El componente de género es un agregado ineludible en el análisis. La propia vicepresidenta lo advirtió en Sinceramente, el libro que publicó hace tres años. “La condición de mujer siempre fue un agravante. Así como en un homicidio la condición de familiar es un agravante, en un proceso nacional, popular y democrático, la condición de mujer es sumamente agravante(...) Una mujer puede ser una estrella de cine, eso está permitido(...) El problema es cuando querés ser prima donna en el mundo de los hombres, en el mundo del poder, y además, para cambiar las cosas. Ahí te disparan a matar”, escribió preclaramente.

Y, como marca muy atinadamente la periodista y activista feminista Ingrid Beck, “la misoginia actúa como acelerante de la violencia”. Los discursos de odio contra las mujeres y las disidencias sexuales fueron ganando masividad en la Argentina desde 2018, cuando el Congreso por primera vez debatió la legalización del aborto. Se popularizó entonces el término “feminazis” para estigmatizar y denigrar a las activistas feministas. Un operativo de licuación del sentido de las palabras que vino a habilitar la violencia contra las mujeres que reclaman equidad e igualdad. Porque, ¿qué se hace con una nazi sino “matarla”? “Feminazis” que, para sumar capas de simbolismo, siguen a Fernández de Kirchner.

La primera reacción de la dirigencia opositora argentina ante el atentado estuvo a la altura de las circunstancias. El expresidente Mauricio Macri tuiteó apenas 90 minutos después del intento de magnicidio su repudio al episodio, al igual que casi todas las principales figuras de su espacio. Solo la presidenta de su partido, Patricia Bullrich, todavía no lo había condenado hasta el domingo.

El oficialismo, en una Plaza de Mayo llena, señaló: “Nadie es individualmente responsable, pero quienes tuvieron minutos de aire con discursos de odio deberían reflexionar para comprender por qué llegamos a esta situación”.

Este solo reclamo puso en guardia a la oposición. “El hecho violento que puso en riesgo la vida de la vicepresidenta y que mereció el repudio de todas las organizaciones y los dirigentes, está siendo ahora utilizado por el kirchnerismo de forma partidaria para iniciar una cacería de enemigos simbólicos a los que les atribuye, sin ninguna racionalidad, la instigación a ese ataque”, dijo Macri.

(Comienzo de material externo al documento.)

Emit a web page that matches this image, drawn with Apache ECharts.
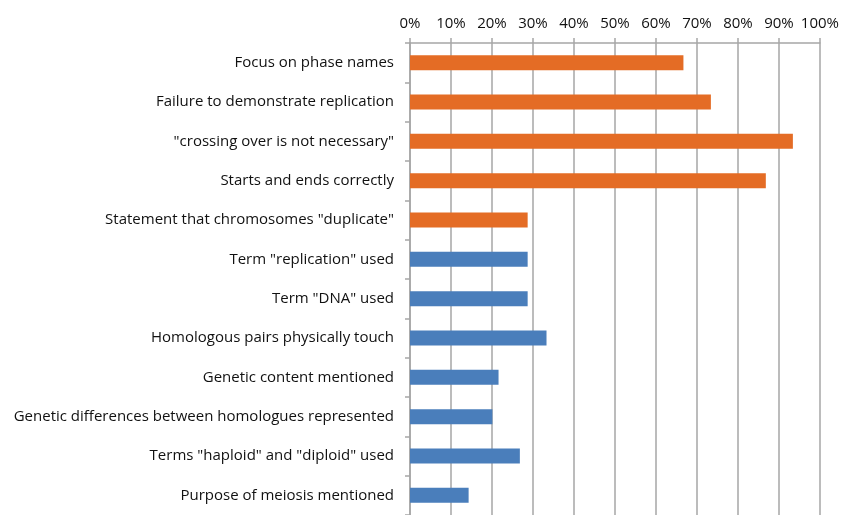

Pero la incomodidad del expresidente y su partido por los señalamientos ante los discursos de odio no debería obturar una reflexión necesaria, de cara al futuro, sobre los límites que los actores democráticos están dispuestos a respetar en la discusión política. Sin esa reflexión, la vida de la democracia en la Argentina seguirá en zona de peligro.